On Sept. 17,1897, as the Salt Lake Valley was beginning to cool from the hot summer months, the growing Catholic presence in Utah was recognized in a significant way. Mayor James Glendinning signed a document that donated 19.5 acres to the Diocese of Salt Lake City for Mount Calvary Catholic Cemetery. At the time, Bishop Lawrence Scanlan, our first bishop, had a diocese of just six parishes with 8,000 Catholics, and the Cathedral of the Madeleine wouldn't be completed until 1909.
The significance of a Catholic cemetery for the Catholic community is stated in canon law: "Sacred places are those which have been designated for divine worship or for the burial of the faithful..." Early records show that many families subsequently had their loved ones transferred to the new Catholic cemetery for re-interment among the faithful.
In the history of the diocese published in 1909, Bishop Scanlan spoke of our church community, which endures forever: "These relations do not cease when death enters. The visible church, that is, the church on earth, is the channel and means of our union with the church invisible, that is, with the souls who departed this life in friendship with God.”
More recently, a bronze plaque was mounted in the Holy Cross plat, which provides testimony to the role of a Catholic cemetery in linking the visible church and the Communion of Saints:
This Catholic cemetery is a holy place. It is blessed by the church and dedicated to God as a place of worship, prayer, and reflection upon divine truth and the purpose of life. It is the resting place until the day of resurrection for the bodies of faithful departed, once temples of the Holy Spirit, whose souls are now with God. It is a final and continuing profession of faith in God and of membership in the church by those who have chosen to be buried with fellow believers of 'the household of faith.' Eternal rest grant to them, 0 Lord.
The centerpiece of Mount Calvary Catholic Cemetery is the Holy Cross Plat, where a large crucifix overlooks the final resting place of Bishop Duane G. Hunt, 37 priests, and 96 sisters. It is here that Bishop Joseph S. Glass suggested in 1925, that an altar be erected in the center of the circle at the heart of the cemetery. It was not until 1947 that this was accomplished by a group of veterans who established the altar as a memorial to 78 Utah Catholics killed in World War II. Bishop Hunt dedicated the altar on Memorial Day, 1947, and every subsequent bishop has continued the practice of a commemorative Mass at the altar on Memorial Day. It has become the highlight of the year, complete with a flag ceremony.

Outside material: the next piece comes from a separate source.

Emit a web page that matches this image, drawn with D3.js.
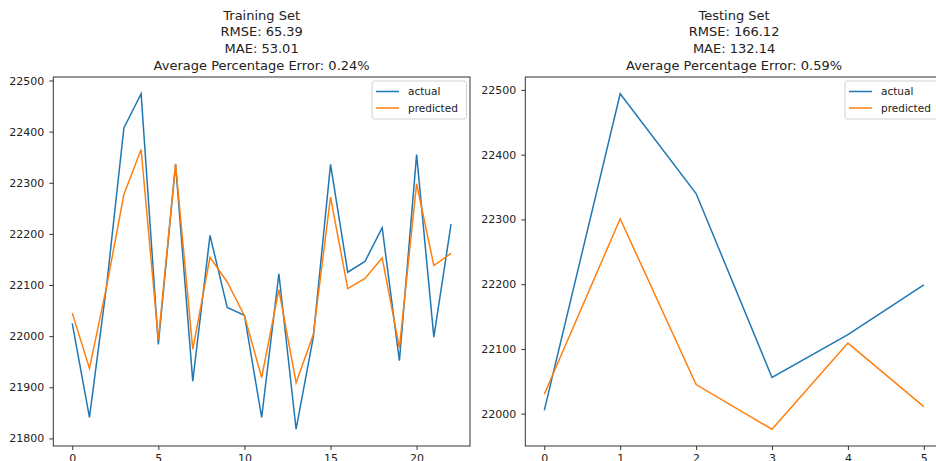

Mount Calvary increased its capacity and the options available to Utah Catholics in 1987, with the addition of a garden mausoleum, a lawn crypt section, and a columbarium for cremated remains. The mausoleum has become the location of the annual All Souls Day Mass at Mount Calvary, weather permitting.
Just below the mausoleum is a garden in which a monument to the innocent victims of abortion was dedicated in October 1992. Since then, a multi-denominations candlelight vigil has been conducted each year on the anniversary of the 1973 U.S. Supreme Court's Roe vs. Wade decision, making abortion legal. The vigil serves to reaffirm the sanctity of life.
While there is not a lot written about the history of Mount Calvary, the numerous monuments and statuary that adorn the grounds speak of its purpose and the lasting tribute to our faith community. It is indeed a sacred place of faith, honor, and prayer. From a vantage point above the mausoleum, it appears there are hundreds of tiny altars scattered throughout the cemetery where one may pause, pray for, and remember their loved ones, and contemplate the beauty of God's plan.